DUSHANBE, May 12, 2011, Asia-Plus  -- Uzbek news agency, Zhakhon, reports that Mr. Jurgen Keinhorst, Director of the Unit for Cooperation with Central and Eastern Europe and the Newly Independent States at Germany’s Federal Ministry for the Environment, Nature Conservation and Nuclear Safety, noted that the water use situation emerging in Central Asia is a regional problem because it concerns interests and needs of all Central Asia’s countries.

Zhakhon quoted Keinhorst as saying that the issue of rational and fair use of water resources in Central Asia is one of priorities of cooperation of this German ministry with the region.

“As far as not concerted measures regarding construction of water facilities on common rivers are concerned, I will just stress that we have a common approach based on generally accepted international standards under which such projects must take into consideration interests of all countries of the region and be in compliance with all relevant environmental safeguards,” German expert noted.

In the meantime, the World Bank has announced holding of the first information-sharing and discussion meeting on the assessment studies for the Roghun hydroelectricity project on May 19.

According to information posted on World Bank’s website, the meeting that will take place in the World Bank Central Asia Regional Office in Almaty, Kazakhstan is expected to bring together a range of civil society organization (CSO) CSO stakeholders from the riparian countries (Kazakhstan, Kyrgyzstan, Tajikistan, Turkmenistan, Uzbekistan and Afghanistan).

The World Bank appreciates the difficult environment in which the proposed Roghun Regional Water Reservoir and Hydropower Project (Roghun HPP) is being studied.  At the request of the Central Asian governments, the Bank is working to ensure the technical quality of the two Assessment Studies (Techno-Economic Assessment Study and the Environmental and Social Impact Assessment), which are being undertaken to assess technical soundness, economic viability, and any impact that the proposed Roghun HPP could potentially have on environment or population, including those in the riparian countries.  To this end, the World Bank is convening two Independent Panels of Experts, undertaking Bank-funded studies, and leading consultations with riparian countries.

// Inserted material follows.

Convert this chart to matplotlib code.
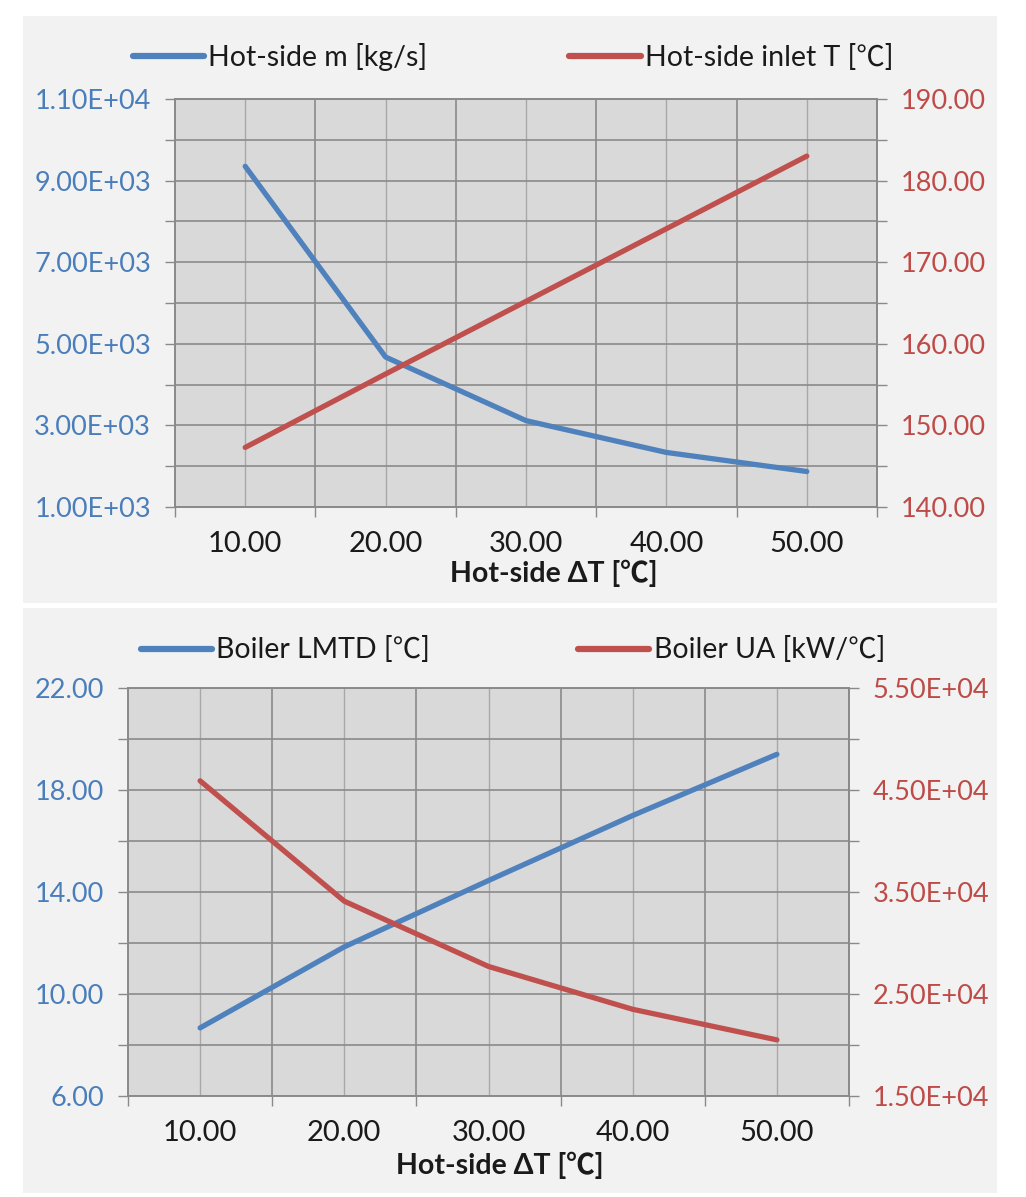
import matplotlib
matplotlib.use("Agg")
import matplotlib.pyplot as plt
import numpy as np
from matplotlib.patches import Rectangle
from matplotlib.ticker import FormatStrFormatter, FuncFormatter
from matplotlib.lines import Line2D

# ---- data ----
delta_t = [10, 20, 30, 40, 50]
hot_mass = [9350, 4675, 3117, 2337, 1870]
hot_inlet_t = [147.3, 156.3, 165.2, 174.1, 183.0]
boiler_lmtd = [8.67, 11.85, 14.45, 17.0, 19.4]
boiler_ua = [45900, 34100, 27700, 23500, 20500]

label_m = "Hot-side m [kg/s]"
label_t = "Hot-side inlet T [\u2103]"
label_lmtd = "Boiler LMTD [\u2103]"
label_ua = "Boiler UA [kW/\u2103]"
xlabel = "Hot-side \u0394T [\u2103]"

FONT = ["Lato", "Noto Sans CJK SC", "DejaVu Sans"]
plt.rcParams["font.family"] = FONT

BLUE = "#4f81bd"
RED = "#c0504d"
BLUE_TXT = "#4a7ebb"
RED_TXT = "#be4b48"
GRID_D = "#8a8a8a"
GRID_L = "#a8a8a8"
PANEL = "#f2f2f2"
PLOT = "#d9d9d9"

W, H = 1026, 1197
fig = plt.figure(figsize=(W / 100, H / 100), dpi=100, facecolor="white")

def fx(px):
    return px / W

def fy(py):
    return 1 - py / H

# panel backgrounds
for (x0, y0, x1, y1) in [(23, 16, 997, 603), (23, 608, 997, 1193)]:
    fig.patches.append(Rectangle((fx(x0), fy(y1)), fx(x1) - fx(x0), fy(y0) - fy(y1),
                                 transform=fig.transFigure, facecolor=PANEL,
                                 edgecolor="none", zorder=-10))

sci = FuncFormatter(lambda v, p: ("%.2E" % v))

def make_panel(box, y1, y2, l1, l2, ylim1, ylim2, nmaj, fmt1, fmt2,
               leg_y, xlab_pos, colsp):
    x0, ytop, x1, ybot = box
    ax = fig.add_axes([fx(x0), fy(ybot), fx(x1) - fx(x0), fy(ytop) - fy(ybot)])
    ax.set_facecolor(PLOT)
    ax2 = ax.twinx()
    ax.plot(delta_t, y1, color=BLUE, lw=3.8, solid_capstyle="round",
            solid_joinstyle="round", zorder=3)
    ax2.plot(delta_t, y2, color=RED, lw=3.8, solid_capstyle="round",
             solid_joinstyle="round", zorder=3)
    ax.set_xlim(5, 55)
    ax.set_ylim(*ylim1)
    ax2.set_ylim(*ylim2)
    # x ticks
    ax.set_xticks(delta_t)
    ax.set_xticks([5, 15, 25, 35, 45, 55], minor=True)
    ax.xaxis.set_major_formatter(FormatStrFormatter("%.2f"))
    ax.tick_params(axis="x", which="major", length=0, pad=17, labelsize=21,
                   labelcolor="#1a1a1a")
    ax.tick_params(axis="x", which="minor", length=7.2, width=1.0, color=GRID_D)
    # y ticks
    for a, lim, fmt in ((ax, ylim1, fmt1), (ax2, ylim2, fmt2)):
        a.set_yticks(np.linspace(lim[0], lim[1], nmaj + 1))
        a.set_yticks(np.linspace(lim[0], lim[1], 2 * nmaj + 1), minor=True)
        a.yaxis.set_major_formatter(fmt)
    for a, c in ((ax, BLUE_TXT), (ax2, RED_TXT)):
        a.tick_params(axis="y", which="both", length=7.2, width=1.0, color=GRID_D,
                      labelsize=19.5, labelcolor=c, pad=10)
    # grid
    ax.grid(True, axis="y", which="both", color=GRID_D, lw=1.2)
    ax.grid(True, axis="x", which="minor", color=GRID_D, lw=1.2)
    ax.grid(True, axis="x", which="major", color=GRID_L, lw=1.0)
    ax.set_axisbelow(True)
    for a in (ax, ax2):
        for s in a.spines.values():
            s.set_color(GRID_D)
            s.set_linewidth(1.2)
    ax2.patch.set_visible(False)
    # legend
    handles = [Line2D([], [], color=BLUE, lw=4.5, solid_capstyle="round"),
               Line2D([], [], color=RED, lw=4.5, solid_capstyle="round")]
    fig.legend(handles, [l1, l2], loc="center", bbox_to_anchor=(0.5, fy(leg_y)),
               ncol=2, frameon=False, fontsize=20.5, handlelength=2.5,
               handletextpad=0.15, columnspacing=colsp, labelcolor="#1a1a1a")
    fig.text(fx(xlab_pos[0]), fy(xlab_pos[1]), xlabel, ha="center", va="center",
             fontsize=20.5, fontweight="bold", color="#1a1a1a")
    return ax, ax2

make_panel((175, 99, 877, 507), hot_mass, hot_inlet_t, label_m, label_t,
           (1000, 11000), (140, 190), 5, sci, FormatStrFormatter("%.2f"),
           57, (554, 573), 5.0)
make_panel((128, 688, 849, 1096), boiler_lmtd, boiler_ua, label_lmtd, label_ua,
           (6, 22), (15000, 55000), 4, FormatStrFormatter("%.2f"), sci,
           650, (500, 1165), 5.2)

fig.savefig("out.png", dpi=100, facecolor="white")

The first information-sharing and discussion meeting with civil society organizations from riparian countries will focus on the inception reports for both Assessment Studies, which were prepared by the consultants contracted for carrying out the Assessment Studies, and which outline the work programs and study approaches for both Techno-Economic Assessment Study and Environmental and Social Impact Assessment.  Members of the Independent Panels of Experts will provide comment and guidance on the approaches, and share their observations with meeting participants.  In addition, the meeting will discuss the role of the Panels of Experts, and seek input of the participating CSOs on the approach to riparian consultations.

The World Bank has reached an understanding with the Government of Tajikistan that no new construction would commence until after the techno-economic and environmental/social studies have been shared and discussed with riparians, and the studies are reviewed by the independent Bank-funded Panel of Experts to determine feasibility.

We will recall that to raise funds to complete construction of the Roghun HPP the government started to sell shares in Roghun to people on January 6, 2010.  Tajikistan has reportedly issued 6 billion somoni (US$1.37 billion) worth of Roghun shares.  Officials were reportedly optimistic that enough can be raised to complete at least two generating lines, which should help alleviate crippling energy shortages.  To-date, the sale of Roghun shares has earned the government 830 million somoni (equivalent to 188.5 million U.S. dollars).  The national budget for this year has earmarked 850 million somoni for Roghun’s construction.

These plans have raised serious concerns across the border in Uzbekistan.  Uzbek officials argue that because it could take up to 18 years to fill, the Roghun project will severely reduce the amount of water flowing into Uzbekistan.